Die insoweit getroffenen Feststellungen können bestehen
bleiben, weil der Rechtsfehler sich hierauf nicht auswirkt;
ergänzende Feststellungen, die den getroffenen nicht
widersprechen, sind zulässig.
5. Auch die weiteren Einzelstrafen haben Bestand. Zur
Überzeugung des Senats ist es ausgeschlossen, daß
diese von der Schuldspruchänderung und der in zwei
Einzelfällen erforderlichen Neubemessung der Strafe
beeinflußt werden können.
Gleiches gilt hinsichtlich der Höhe der gegen den
Mitangeklagten
K. ausgesprochenen Jugendstrafe.
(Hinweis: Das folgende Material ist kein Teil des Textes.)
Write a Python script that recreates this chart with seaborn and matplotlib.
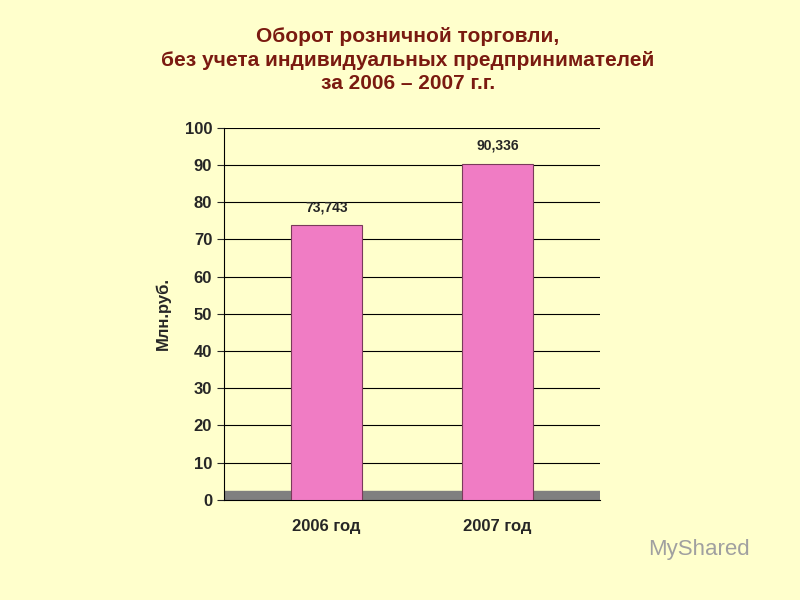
import matplotlib
matplotlib.use('Agg')
import matplotlib.pyplot as plt
import seaborn as sns
import pandas as pd

# Data
years = ['2006 год', '2007 год']
turnover = [73.743, 90.336]
value_labels = ['73,743', '90,336']

sns.set_style('white')
plt.rcParams['font.family'] = ['Liberation Sans', 'DejaVu Sans']

df = pd.DataFrame({'year': years, 'value': turnover})

fig = plt.figure(figsize=(8, 6), dpi=100, facecolor='#FFFFCC')
ax = fig.add_axes([0.28, 0.167, 0.47, 0.62])
ax.set_facecolor('#FFFFCC')

sns.barplot(data=df, x='year', y='value', color='#F07CC4', saturation=1, width=0.42,
            edgecolor='#7A3A5A', linewidth=0.8, ax=ax, zorder=3)

for i, (v, lab) in enumerate(zip(turnover, value_labels)):
    ax.text(i, v + 3, lab, ha='center', va='bottom', fontsize=10, fontweight='bold')

ax.set_ylim(0, 100)
ax.set_yticks(range(0, 101, 10))
ax.yaxis.grid(True, color='black', linewidth=0.8, zorder=0)
ax.tick_params(axis='y', labelsize=12, length=5, direction='out', left=True)
for t in ax.get_yticklabels():
    t.set_fontweight('bold')
ax.tick_params(axis='x', labelsize=12, pad=10)
for t in ax.get_xticklabels():
    t.set_fontweight('bold')
ax.set_xlabel('')
ax.set_ylabel('Млн.руб.', fontsize=12, fontweight='bold', labelpad=10)
ax.set_xlim(-0.6, 1.6)
for s in ['top', 'right']:
    ax.spines[s].set_visible(False)
ax.spines['left'].set_color('black')
ax.spines['bottom'].set_color('black')

# gray floor
ax.axhspan(0, 2.5, color='#808080', zorder=2)

fig.text(0.51, 0.955, 'Оборот розничной торговли,\nбез учета индивидуальных предпринимателей\nза 2006 – 2007 г.г.',
         ha='center', va='top', fontsize=15, fontweight='bold', color='#7A1A10',
         linespacing=1.3)
fig.text(0.81, 0.075, 'MyShared', fontsize=16, color='#A0A0A0')

fig.savefig('out.png', dpi=100, facecolor=fig.get_facecolor())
Diese folgt als sogenannte
Einheitsstrafe in ihrer Bemessung anderen Maßgaben
(§ 17 Abs. 2, §§ 18, 31 Abs. 1 JGG). Es
erscheint ausgeschlossen, daß die ohnehin milde Strafe gegen
den vorgeahndeten Mitangeklagten aufgrund der auf ihn zu erstreckenden
Schuldspruchänderung in den Fällen B I 1 und B II
noch weiter herabgesetzt werden könnte.